With time running down in the third quarter and the Bucks’ 19-point lead erased, Jayson Tatum stepped back and hit a 3-pointer, and TD Garden erupted like it might during a playoff game.
As Tatum strutted back downcourt and celebrated, a fan in a courtside seat briefly stepped onto the floor to celebrate with him. But when that fan is Paul Pierce, it’s best that you join him.
“Just to see someone like him standing up, yelling, cheering,” Tatum said. “He told me, ‘Give me a five, give me a five’ . . . It was a great moment.”
The presence of Pierce, whose No. 34 hangs from the rafters here, provided a reminder of what these Celtics are ultimately pushing toward. He was a member of the last Celtics team to win a title, in 2008, and he symbolizes the gritty, hard-playing style that these Celtics hope to eventually emulate.
Even though it is just October, they took an important step in the right direction on Wednesday by clawing back from the big deficit against one of the NBA’s powers and grabbing this 116-105 win.
The last time the Celtics saw the Bucks, Milwaukee was flicking them away in five games in the Eastern Conference semifinals. The stakes were not as high this time, but Boston felt good about it nonetheless.
Throughout training camp, coach Brad Stevens sounded uneasy as he talked about the dangers lurking at the start of the season.

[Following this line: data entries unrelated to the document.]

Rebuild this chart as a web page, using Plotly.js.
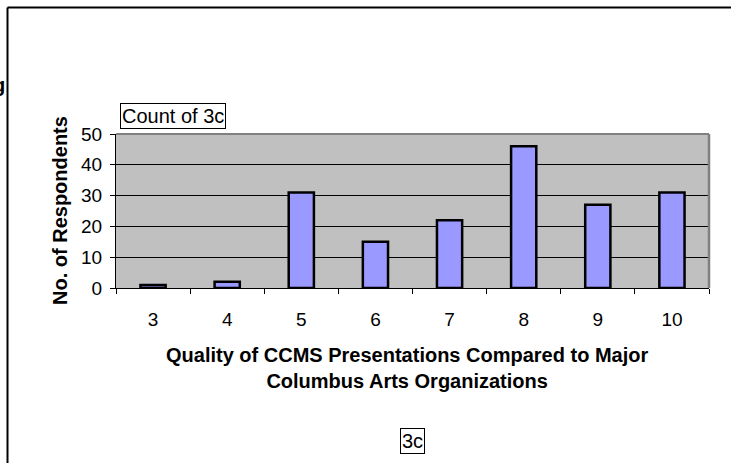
<!DOCTYPE html>
<html>
<head>
<meta charset="utf-8">
<script src="https://cdn.plot.ly/plotly-3.0.1.min.js"></script>
<style>
html,body{margin:0;padding:0;background:#fff;overflow:hidden;}
#chart{width:731px;height:463px;}
</style>
</head>
<body>
<div id="chart"></div>
<script>
var categories = ["3", "4", "5", "6", "7", "8", "9", "10"];
var counts = [1, 2, 31, 15, 22, 46, 27, 31];
var yTicks = [0, 10, 20, 30, 40, 50];

var FONT = "Arial, 'Liberation Sans', sans-serif";
var L = 116, R = 709, T = 134, B = 288;
var PW = R - L, PH = B - T;
function px(x) { return (x - L) / PW; }
function py(y) { return (B - y) / PH; }

var trace = {
  type: "bar",
  x: categories,
  y: counts,
  marker: { color: "#9999FF", line: { color: "#000000", width: 2.5 } },
  hoverinfo: "none"
};

var layout = {
  width: 731,
  height: 463,
  margin: { l: L, r: 731 - R, t: T, b: 463 - B, pad: 0 },
  paper_bgcolor: "#ffffff",
  plot_bgcolor: "#C0C0C0",
  showlegend: false,
  bargap: 0.66,
  font: { family: FONT, color: "#000000", size: 19 },
  xaxis: {
    type: "category",
    categoryorder: "array",
    categoryarray: categories,
    showgrid: false,
    zeroline: false,
    showline: true,
    linecolor: "#000000",
    linewidth: 1,
    ticks: "outside",
    tickson: "boundaries",
    ticklen: 5,
    tickcolor: "#000000",
    tickfont: { family: FONT, size: 19, color: "#000000" },
    ticklabelstandoff: 14
  },
  yaxis: {
    range: [0, 50],
    tickmode: "array",
    tickvals: yTicks,
    ticktext: yTicks.map(String),
    showgrid: true,
    gridcolor: "#000000",
    gridwidth: 1,
    zeroline: false,
    showline: true,
    linecolor: "#000000",
    linewidth: 1,
    ticks: "outside",
    ticklen: 5,
    tickcolor: "#000000",
    tickfont: { family: FONT, size: 19, color: "#000000" },
    ticklabelstandoff: 4
  },
  shapes: [
    { type: "line", xref: "paper", yref: "paper", x0: 0, x1: 1, y0: 1, y1: 1,
      line: { color: "#808080", width: 2 } },
    { type: "line", xref: "paper", yref: "paper", x0: 1, x1: 1, y0: 0, y1: 1,
      line: { color: "#808080", width: 2.5 } },
    { type: "line", xref: "paper", yref: "paper",
      x0: px(7.5), x1: px(1200), y0: py(7.5), y1: py(7.5),
      line: { color: "#000000", width: 2 } },
    { type: "line", xref: "paper", yref: "paper",
      x0: px(7.5), x1: px(7.5), y0: py(7.5), y1: py(1200),
      line: { color: "#000000", width: 2 } }
  ],
  annotations: [
    { xref: "paper", yref: "paper", x: px(173), y: py(116), xanchor: "center", yanchor: "middle",
      text: "Count of 3c", showarrow: false, bgcolor: "#ffffff", bordercolor: "#000000",
      borderwidth: 1, borderpad: 1, font: { family: FONT, size: 20, color: "#000000" } },
    { xref: "paper", yref: "paper", x: px(412), y: py(440.5), xanchor: "center", yanchor: "middle",
      text: "3c", showarrow: false, bgcolor: "#ffffff", bordercolor: "#000000",
      borderwidth: 1, borderpad: 1, font: { family: FONT, size: 20, color: "#000000" } },
    { xref: "paper", yref: "paper", x: px(407.5), y: py(368), xanchor: "center", yanchor: "middle",
      text: "<b>Quality of CCMS Presentations Compared to Major<br>Columbus Arts Organizations</b>",
      showarrow: false, align: "center", font: { family: FONT, size: 20, color: "#000000" } },
    { xref: "paper", yref: "paper", x: px(60), y: py(211), xanchor: "center", yanchor: "middle",
      text: "<b>No. of Respondents</b>", textangle: -90, showarrow: false,
      font: { family: FONT, size: 20, color: "#000000" } },
    { xref: "paper", yref: "paper", x: px(7), y: py(85), xanchor: "right", yanchor: "middle",
      text: "<b>Rating</b>", showarrow: false,
      font: { family: FONT, size: 20, color: "#000000" } }
  ]
};

Plotly.newPlot("chart", [trace], layout, { displayModeBar: false, staticPlot: true });
</script>
</body>
</html>
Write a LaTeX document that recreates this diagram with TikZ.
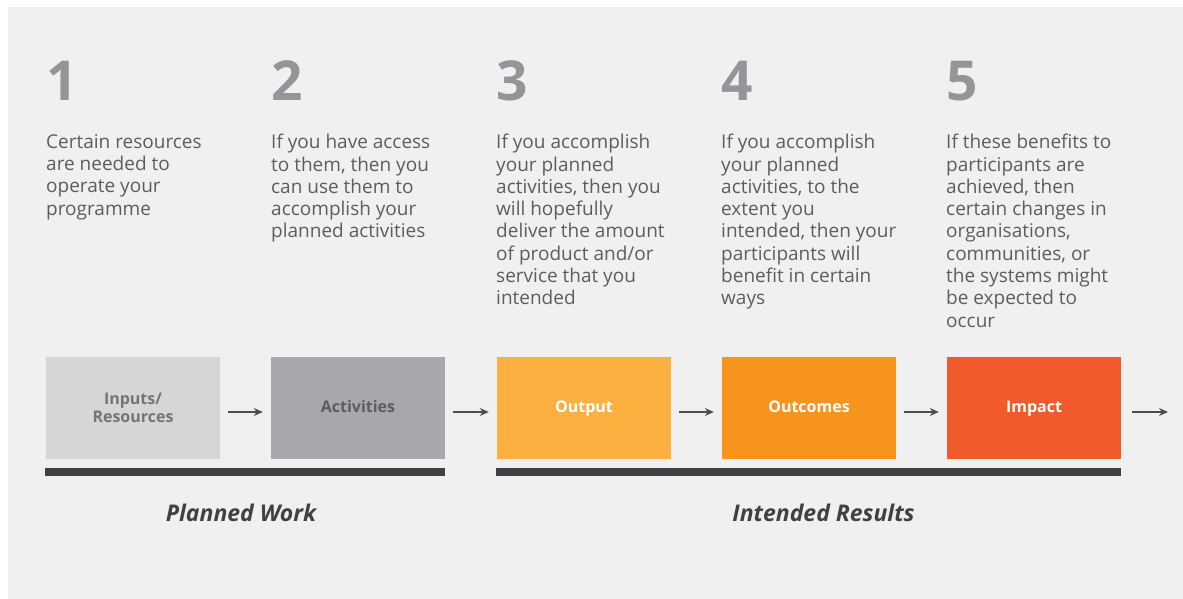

The 76ers, Raptors, and Bucks would all be waiting, and Stevens seemed to almost warn that a messy start could loom as this new group tries to find its way.
Instead, Boston has now rebounded from the opening-night loss to the 76ers by winning three games in a row, none more impressive than Wednesday’s.
“We were down  to a very good team,” Marcus Smart said. “Usually when they’ve got a lead like that, they keep it. It was just one of those nights for us. We had to dig deep down inside of ourselves, trust one another, and lean on each other.”
Celtics forward Jaylen Brown sat out because of an illness, so Smart happily stepped forward into a role as the prime Giannis Antetokounmpo agitator. He took charges, he almost belly-flopped onto the reigning MVP to sell a foul after a slight tug, he bodied him in the paint, 6 feet 3 inches of fury against 6 feet 11 inches of power.
Antetokounmpo finished with 22 points and 14 rebounds, but he never seized control of the game the way often does.
“Every time I’m boxing him out, he’s trying to throw me out of the way,” Smart said. “It lets me know he’s frustrated, I’m getting to him, especially when he’s not getting to the ball, or he’s not getting to the rim, or he’s not getting the shots that he usually gets.”
Kemba Walker had 32 points, 6 rebounds, and 6 assists for the Celtics, Tatum added 25 points, and when Smart wasn’t tussling with Antetokounmpo, he was drilling five 3-pointers en route to 19 points.
With Brown and center Enes Kanter (knee) out, Stevens leaned more heavily on his starters than he probably wanted to this early. Walker, Smart, Tatum, and Gordon Hayward all played at least 37 minutes, but that seemed like the only real way to craft this comeback after a sluggish first half.
“We could have easily lost this game by a lot,” Walker said. “But we kept on talking to each other, just keeping each other confident, and that’s going to be important for us throughout this year.”
The Celtics trailed by 16 points at the break, but Stevens was encouraged by his players’ approach in the locker room. They were not sulking or pointing fingers or shrugging; they were trying to figure out how to make this right.
They said they had to move the ball with more urgency on offense, and they had to make sure that if they did miss shots, it did not affect their defense. Then just 51 seconds into the third quarter, Hayward and Tatum had drilled back-to-back 3-pointers.
Before long the vibe shifted, the crowd woke up, and Pierce started getting antsy in his courtside seat.
With Milwaukee leading by 13 midway through the third quarter, the Celtics unspooled a 33-9 run that flipped that big deficit into an 81-70 lead. And contributions came from all corners.
“It’s a lot of fun playing like that and we have too many weapons not to play like that,” Hayward said. “Too many guys that are so talented, so when we move the ball side to side, we are really tough to guard. Everyone gets going, the energy picks up, that’s when it’s really fun.”
Hayward, who’d appeared tentative in the first half, began to carve through the paint and drill his short pull-ups. Smart began to really irk Antetokounmpo. Walker hit some 3-pointers and drew some fouls and began to shimmy like he does when everything is going just right. In the second half he attempted 11 of his 15 free throws and scored 21 of his 32 points.
“Whenever we got stops, we got the rebound, we pushed the basketball, and made the right play,” Walker said. “We have a bunch of unselfish guys, and it was an unbelievable comeback.”
In the second half the Celtics made 54.2 percent of their shots, 52.4 percent of their 3-pointers, and 100 percent of their free throws, as they outscored the Bucks, 74-47. Milwaukee, which started the game by making 5 of 9 3-pointers, connected on just 5 of 23 after the break.